4. For the petitioner it is argued that as 'other conditions being equal' in the proviso to Section 47 (1) have reference to clauses (a) to (f) under Sub-section (1) of Section 47, it is only when the Tribunal applied those clauses and found an equality of circumstances between the petitioner and the first respondent, could it legitimately invoke and apply the proviso in favour of the first respondent. I will assume that this approach as a proposition is sound, though I must confess that the observations in the course of the judgment in W A No. 1 of 1958 (Mad) do not at first sight appear to be entirely in support of it. It does not perhaps appear that the point, in the precise form in which it is raised, was put forward before the Tribunal. Even otherwise, it does not appear to have been contended that the circumstances under clauses (a) to (f) of Section 47 (1) in respect of the first respondent on the one hand and the petitioner on the other were in any sense unequal, If the facts relevant to the contention had been proved and placed before the Tribunal it should certainly have referred to them. In such circumstances it cannot be said that the Tribunal committed an error apparent on the face of it order or the record. Further,. I am inclined to think that, though the words 'other conditions being equal'' in the proviso undoubtedly have reference to clauses(a) to (f) of Section 47 (1), the mark system under the G. Os. in a measure is related to them and the observations made in W A No. 52 of 1958 (Mad) where in connection with the particular facts and the application of the old Government Order the scheme of which, as I said, was different. The marking system under the Government Order itself gave preference only to a Co-operative Society, and that distinguishes, in my opinion, the observations made in that case. The Tribunal was not, therefore, in error on this aspect either.

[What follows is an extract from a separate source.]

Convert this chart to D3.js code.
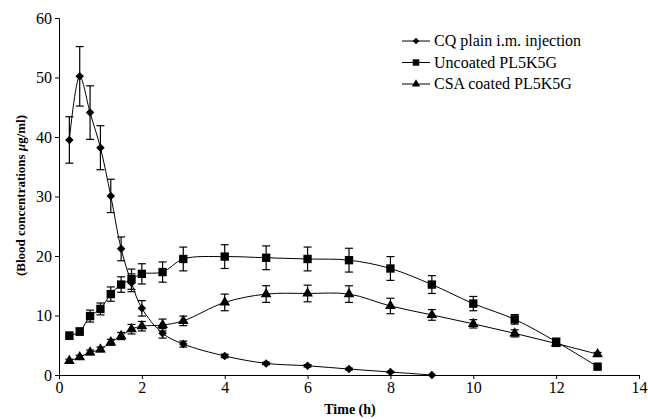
<!DOCTYPE html>
<html>
<head>
<meta charset="utf-8">
<script src="https://cdn.jsdelivr.net/npm/d3@7"></script>
<style>
  body { margin: 0; background: #fff; }
  svg text { font-family: "Liberation Serif", "Times New Roman", serif; fill: #000; }
</style>
</head>
<body>
<svg id="svg" width="648" height="419"></svg>
<script>
// time points (h)
var timeCQ = [0.25, 0.5, 0.75, 1, 1.25, 1.5, 1.75, 2, 2.5, 3, 4, 5, 6, 7, 8, 9];
var timeNP = [0.25, 0.5, 0.75, 1, 1.25, 1.5, 1.75, 2, 2.5, 3, 4, 5, 6, 7, 8, 9, 10, 11, 12, 13];

// CQ plain i.m. injection
var cqMean = [39.5, 50.2, 44.1, 38.2, 30.1, 21.2, 15.5, 11.2, 7.0, 5.2, 3.2, 1.95, 1.55, 1.0, 0.5, 0.0];
var cqErr  = [3.9, 5.0, 4.5, 3.7, 2.8, 2.0, 1.5, 1.3, 0.8, 0.5, 0.3, 0.2, 0.2, 0.15, 0.1, 0.0];

// Uncoated PL5K5G
var unMean = [6.6, 7.3, 9.9, 11.1, 13.6, 15.2, 16.1, 17.0, 17.3, 19.5, 19.9, 19.7, 19.5, 19.3, 17.9, 15.2, 12.0, 9.35, 5.6, 1.4];
var unErr  = [0.6, 0.6, 1.0, 1.0, 1.2, 1.3, 1.7, 1.7, 1.7, 2.0, 2.0, 2.0, 2.0, 2.0, 2.0, 1.5, 1.2, 0.8, 0.5, 0.3];

// CSA coated PL5K5G
var csaMean = [2.35, 3.0, 3.8, 4.3, 5.5, 6.55, 7.7, 8.2, 8.4, 9.1, 12.2, 13.6, 13.7, 13.6, 11.6, 10.1, 8.6, 7.0, 5.3, 3.5];
var csaErr  = [0.3, 0.3, 0.4, 0.4, 0.5, 0.6, 0.8, 0.8, 1.0, 0.8, 1.4, 1.4, 1.4, 1.4, 1.3, 0.9, 0.7, 0.6, 0.5, 0.3];

var xTicks = [0, 2, 4, 6, 8, 10, 12, 14];
var yTicks = [0, 10, 20, 30, 40, 50, 60];
var seriesNames = ["CQ plain i.m. injection", "Uncoated PL5K5G", "CSA coated PL5K5G"];

var svg = d3.select("#svg");
var margin = {left: 59, top: 18, right: 9, bottom: 44};
var width = 648, height = 419;

var x = d3.scaleLinear().domain([0, 14]).range([margin.left, width - margin.right]);
var y = d3.scaleLinear().domain([0, 60]).range([height - margin.bottom, margin.top]);

// axes
svg.append("g")
    .attr("transform", "translate(0," + y(0) + ")")
    .call(d3.axisBottom(x).tickValues(xTicks).tickSize(4).tickPadding(3))
    .call(function(g) { g.selectAll("text").style("font-size", "16px"); });

svg.append("g")
    .attr("transform", "translate(" + x(0) + ",0)")
    .call(d3.axisLeft(y).tickValues(yTicks).tickSize(4).tickPadding(3))
    .call(function(g) { g.selectAll("text").style("font-size", "16px"); });

svg.selectAll(".domain, .tick line").attr("stroke", "#000").attr("stroke-width", 1);

// axis titles
svg.append("text")
    .attr("x", 350)
    .attr("y", 414)
    .attr("text-anchor", "middle")
    .style("font-size", "14px")
    .style("font-weight", "bold")
    .text("Time (h)");

svg.append("text")
    .attr("transform", "translate(25," + (y(30) - 1) + ") rotate(-90)")
    .attr("text-anchor", "middle")
    .style("font-size", "13px")
    .style("font-weight", "bold")
    .html("(Blood concentrations <tspan font-style='italic'>μ</tspan>g/ml)");

// square diamond (rotated square), like the original marker
var diamond = {
    draw: function(ctx, size) {
        var r = Math.sqrt(size / 2);
        ctx.moveTo(0, -r); ctx.lineTo(r, 0); ctx.lineTo(0, r); ctx.lineTo(-r, 0); ctx.closePath();
    }
};

var series = [
    {name: seriesNames[0], t: timeCQ, m: cqMean, e: cqErr, shape: diamond, size: 36},
    {name: seriesNames[1], t: timeNP, m: unMean, e: unErr, shape: d3.symbolSquare, size: 70},
    {name: seriesNames[2], t: timeNP, m: csaMean, e: csaErr, shape: d3.symbolTriangle, size: 50}
];

var line = d3.line()
    .x(function(d) { return x(d[0]); })
    .y(function(d) { return y(d[1]); })
    .curve(d3.curveCatmullRom.alpha(0.5));

series.forEach(function(s) {
    var pts = s.t.map(function(t, i) { return [t, s.m[i], s.e[i]]; });
    var g = svg.append("g");

    g.append("path")
        .attr("d", line(pts))
        .attr("fill", "none")
        .attr("stroke", "#000")
        .attr("stroke-width", 1);

    // error bars
    var eb = g.selectAll(".eb").data(pts.filter(function(d) { return d[2] > 0; }))
        .enter().append("g");
    eb.append("line")
        .attr("x1", function(d) { return x(d[0]); })
        .attr("x2", function(d) { return x(d[0]); })
        .attr("y1", function(d) { return y(d[1] - d[2]); })
        .attr("y2", function(d) { return y(d[1] + d[2]); })
        .attr("stroke", "#000").attr("stroke-width", 1.2);
    [-1, 1].forEach(function(sgn) {
        eb.append("line")
            .attr("x1", function(d) { return x(d[0]) - 4; })
            .attr("x2", function(d) { return x(d[0]) + 4; })
            .attr("y1", function(d) { return y(d[1] + sgn * d[2]); })
            .attr("y2", function(d) { return y(d[1] + sgn * d[2]); })
            .attr("stroke", "#000").attr("stroke-width", 1.2);
    });

    g.selectAll(".pt").data(pts).enter().append("path")
        .attr("transform", function(d) { return "translate(" + x(d[0]) + "," + y(d[1]) + ")"; })
        .attr("d", d3.symbol().type(s.shape).size(s.size))
        .attr("fill", "#000");
});

// legend
var legend = svg.append("g");
series.forEach(function(s, i) {
    var ly = 41 + i * 21.5;
    legend.append("line")
        .attr("x1", 402).attr("x2", 430)
        .attr("y1", ly).attr("y2", ly)
        .attr("stroke", "#000").attr("stroke-width", 1);
    legend.append("path")
        .attr("transform", "translate(416," + ly + ")")
        .attr("d", d3.symbol().type(s.shape).size(s.size * 0.6))
        .attr("fill", "#000");
    legend.append("text")
        .attr("x", 434).attr("y", ly + 5)
        .style("font-size", "16px")
        .text(s.name);
});
</script>
</body>
</html>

5. I have already set out the two circumstances which weighed with the Tribunal in making a preference in favour of the first respondent. Without being, content with them, the Tribunal thought fit to give additional reasons which have been under attack by the learned Advocate General for the petitioner. But as I take the view that the Tribunal's order could. rest without those reasons, I do not think it necessary; to deal with them.
6. The petition is dismissed. No costs.